2001-06-26
2:00a.m. (what I am doing up thi

I was watching a yo-yo today, watching as it went down, reaching the end of it's rope, only to spring back up into my waiting hands. Suddenly I saw my life in that spinning ball. I get thrown down, but when I reach the end of that rope, that point where I just don't think I can take it any more, I come back up. I go back at life, full steam ahead. Sure, sometimes I may stall at the bottom, and need a little help rising again, but I always come through. So, my life is like a yo-yo, and I am satisfied with that, because I know that I will never get stuck at the bottom, and there is always a warm hand waiting for me at the top.

I still find myself forgetting who I am, objectifying myself. I am not 'a lesbian' as I find myself thinking, I am what I am, and that is me. I'm tired of having to fight with myself over the issue, I hate that I live in a world where I have to. I hate having to lable myself for being attracted to someone, for loving someone. As I told Shane today, I just want to take life as it comes. I want to love someone without feeling like I have to fight the world for it.

Am I really that different because I love someone of the same sex? Why can I not marry the person I love? Why can I not get up in front of my friends, family, and God, and tell the world that I am devoting my life to a person? How can people protest that, how can they make true, and honest love seem wrong. I'm in my fighting spirit, because I have just finished watching a marathon of gay movies. Jake came over tonight, so I stayed up watching movies with him. As I watched one movie, called Common Ground, I was just amazed at some people's thoughts. How completely harsh, and just plain mean they could be. How someone could cause bodily harm to another person because of who they loved. I will never understand hate like that. I will never understand how hate could come out of love.

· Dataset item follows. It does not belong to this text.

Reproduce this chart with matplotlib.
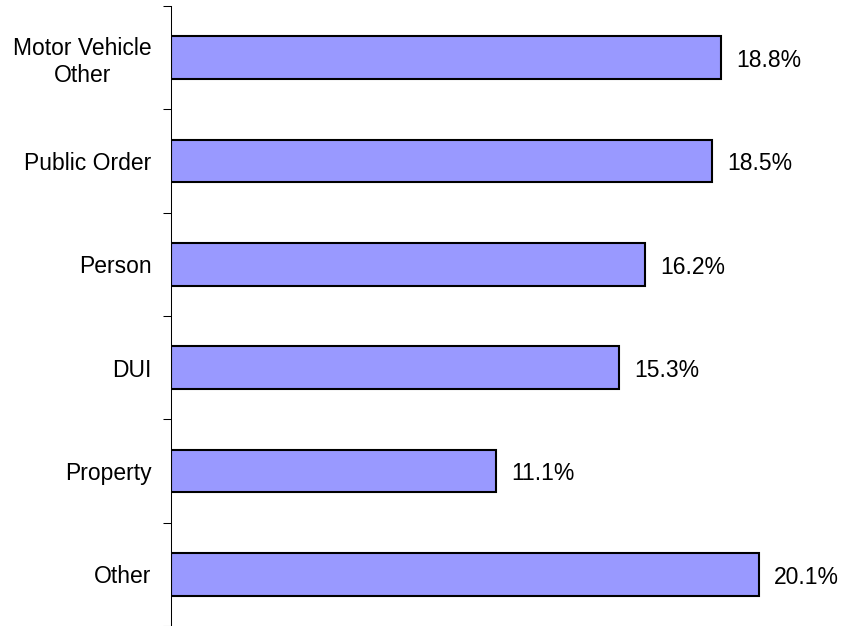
import numpy as np
import matplotlib.pyplot as plt

# ==========================================
# DADOS
# ==========================================

categorias = ["Motor Vehicle\nOther", "Public Order", "Person", "DUI", "Property", "Other"]
valores = [18.8, 18.5, 16.2, 15.3, 11.1, 20.1]
rotulos = ["18.8%", "18.5%", "16.2%", "15.3%", "11.1%", "20.1%"]

plt.rcParams["font.family"] = ["Liberation Sans", "DejaVu Sans"]

# ==========================================
# GRÁFICO
# ==========================================

fig = plt.figure(figsize=(8.42, 6.26), dpi=100)
ax = fig.add_axes([171 / 842, 0, 1 - 171 / 842, 1 - 6 / 626])

pos = np.arange(len(categorias))
barras = ax.barh(pos, valores, height=0.41, color="#9999FF",
                 edgecolor="black", linewidth=1.5)

for b, txt in zip(barras, rotulos):
    ax.annotate(txt, (b.get_width(), b.get_y() + b.get_height() / 2),
                xytext=(11, -2), textcoords="offset points",
                va="center", ha="left", fontsize=16.5)

ax.set_ylim(len(categorias) - 0.5, -0.5)
ax.set_xlim(0, (842 - 171) / 29.25)

ax.set_yticks(np.arange(len(categorias) + 1) - 0.5)
ax.set_yticklabels([])
ax.set_yticks(pos, minor=True)
ax.set_yticklabels(categorias, minor=True, fontsize=16.5)
ax.tick_params(axis="y", which="major", length=6, width=0.75, direction="out")
ax.tick_params(axis="y", which="minor", length=0, pad=14)

for lbl in ax.get_yticklabels(minor=True):
    lbl.set_ha("right")
    lbl.set_multialignment("center")

ax.set_xticks([])
for lado in ["top", "right", "bottom"]:
    ax.spines[lado].set_visible(False)
ax.spines["left"].set_linewidth(0.75)

plt.savefig("out.png", dpi=100)
plt.close()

I kind of quit talking about Jenn in here, I don't really know why, I guess because she reads my diary, and I was trying to give her time. I just felt the need to..publically state, I guess, that I still love her as much as I ever did, and that I haven't given up on us. For some reason, I've just wanted to tell the world that today. I want to grab everyone I see, and tell them. Maybe I am finally going crazy..

Well, I really have to go to bed, because I am going to be on my feet all day tomorrow at the vets, but I just had to churn out an entry tonight.